Revisiting this Mass kit, I find that my judgment of it is pretty much what it was. Meaning no disrespect either to the devout parents who created it, or to Archbishop Burke and others who have endorsed it, I think that here we have a case of execution at cross-purposes with intent.

“Created for early childhood education,” reads the accompanying copy. Parents are advised to instruct their children in the reverent handling of the items in the kit: chalice, paten, ciborium, crucifix, candles, and play Host. The problem is that the design of these objects doesn’t suggest any need for reverent, or even careful, handling. That they’re made of cloth and rendered in primary colors not only makes obvious the fact that they’re not remotely “real,” but also suggests as well that little children can’t be expected to handle real things carefully, let alone with reverence. Prophecy, meet self-fulfillment.

I’m not particularly a devotee of Maria Montessori, but certain elements of her philosophy ring true to me, chiefly the driving idea that very young children can participate in real-world endeavors. This is why Montessori schools are full of child-sized brooms and dustpans: because even a toddler can do something as genuinely, present-momently useful as sweeping a floor.
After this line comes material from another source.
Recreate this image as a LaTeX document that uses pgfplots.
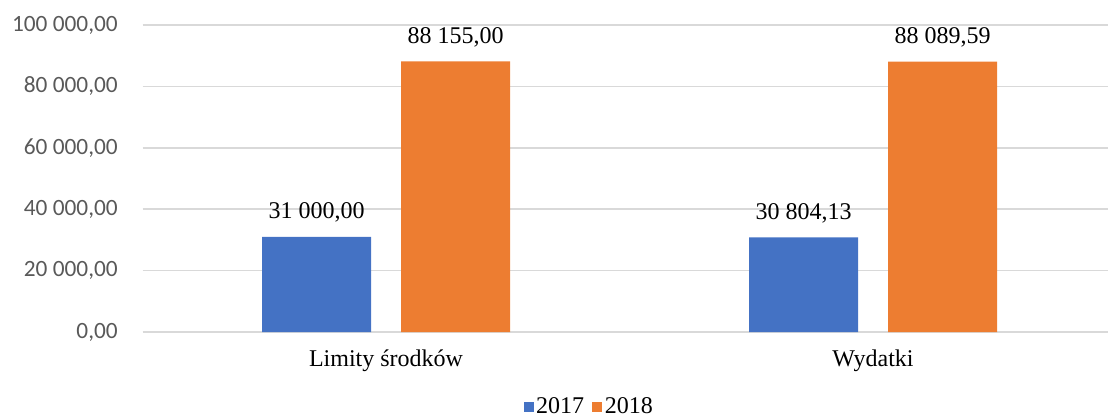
\documentclass[border=0pt]{standalone}
\usepackage{fontspec}
\setmainfont{Liberation Serif}
\newfontfamily\calibri{Carlito}
\usepackage{pgfplots}
\pgfplotsset{compat=1.18}
\definecolor{cblue}{HTML}{4472C4}
\definecolor{corange}{HTML}{ED7D31}
\definecolor{gridgray}{HTML}{D9D9D9}
\definecolor{ticktext}{HTML}{595959}
\begin{document}
\begin{tikzpicture}
\begin{axis}[
  name=ax,
  scale only axis,
  width=724.1pt, height=230.25pt,
  xmin=-0.5, xmax=1.4825,
  ymin=0, ymax=100000,
  ybar=22.5pt,
  bar width=81.75pt,
  axis line style={draw=none},
  major tick length=0pt,
  xtick={0,1},
  xticklabels={Limity środków, Wydatki},
  xticklabel style={font=\fontsize{18}{20}\selectfont, anchor=base, inner sep=0pt, yshift=-26pt},
  ytick={0,20000,40000,60000,80000,100000},
  ymajorgrids,
  grid style={gridgray, line width=1.1pt},
  scaled y ticks=false,
  yticklabel style={font=\calibri\fontsize{17.5}{20}\selectfont, text=ticktext, anchor=east, inner sep=0pt, xshift=-18.4pt,
    /pgf/number format/.cd, fixed, fixed zerofill, precision=2, use comma, 1000 sep={\ }, assume math mode=true},
  nodes near coords,
  point meta=explicit symbolic,
  nodes near coords style={font=\fontsize{18}{20}\selectfont, anchor=base, inner sep=0pt, yshift=13.5pt, text=black},
  legend style={at={(0.463,-0.244)}, anchor=center, draw=none, legend columns=2,
    font=\fontsize{18}{20}\selectfont, /tikz/every even column/.append style={column sep=4pt}},
  legend image code/.code={\fill[#1] (0pt,-3.5pt) rectangle (7.5pt,4pt);},
  clip=false,
]
\addplot[fill=cblue, draw=none] coordinates {(0,31000) [31 000,00] (1,30804.13) [30 804,13]};
\addplot[fill=corange, draw=none] coordinates {(0,88155) [88 155,00] (1,88089.59) [88 089,59]};
\legend{2017,2018}
\end{axis}
\pgfresetboundingbox
\path (ax.south west) ++(-106.9pt,-65.25pt) rectangle ++(831pt,314.25pt);
\end{tikzpicture}
\end{document}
I weaned my own children very young from plastic sippy cups to little china mugs — fortunately I own a very durable set of white china — and witnessed firsthand the difference in their handling of these objects. Plastic sippy cups got thrown. China cups were manipulated with care, and with, after the first couple of tries, minimal spills. I’d held my breath initially, but even in a house with tile floors, the worst that happened was the loss of a couple of handles. Encouraged, I proceeded to toss the plastic kiddie plates, replacing them with salad plates from the real china everyone else ate on.

I’m one who likes a pretty table, I confess, so these moves were as much about aesthetics as they were pedagogical. But the message to the children, I think, was that a) family dinner is a solemnly sacred, if also frequently hilarious, occasion; and that b) from an early age their serious participation was expected.

All of this is why, for both home and church use, I would save my $89.99, then save up a little more, and buy this set instead. You have to scroll down a bit to see the Mass kit (also pictured here to the left), but there are lots of lovely things on the page.

Compare this Mass kit with the one from Wee Believers. Even small children can handle it, yet it doesn’t scream “little kid.” There’s no aging out of this set, at least not until the child’s hands are nearly adult-sized; aside from the scale, there’s no gap to be bridged between toy and tool. Though these implements exist for the purpose of catechesis and training, I’m not sure you’d have to spend much time teaching children to handle them reverently, any more than you have to spend time teaching a child over the age of one not to throw a breakable cup.

A friend of mine has this set already, so I’ll be using it in my class, without candy and without balloons.

And finally: after a year in this house, I’ve unearthed the box containing my all-time favorite resource for catechism. I like one reviewer’s idea of using it as a three-day at-home retreat for her daughter just prior to receiving her First Communion. Now to figure out how to translate that for thirty second graders, one hour a week . . .

ADDENDUM: A friend recently sent round some favorite outtakes from a “Theology According to Student Bloopers” article in the latest issue of New Oxford Review:

? God is a different person to everybody, and to some he may not have a corpulent form at all.

? I think God’s ways are mysterious, and the meaning is not going to jump out and bite us in the a**.

? Doris Day started the Catholic Worker.

? In the Bible, God is loving, forgiving, powerful, and a creationist.

? In the Greek language of the Gospel of John, Jesus is described as the “haggis” or Word of God.

? God wrecks havoc on the Egyptians in a fairy tale manor.

? Human beings are God’s masterpiece which he wanted to survive.

In my First Communion class, we’ve had our own first blooper of the year. We were looking at a picture of God creating the world and figuring out who was who. God the Father we identified readily enough, with accompanying hosts of angels. Angels are easy, by the way: they have wings and sometimes, but not always, faces.

“What about these two little people down at the bottom, in the bushes?” I said. “Who are they?”

Hands shot up. Before I could call on anyone, a voice in the wilderness spoke with authority: “That’s Odd and Even.”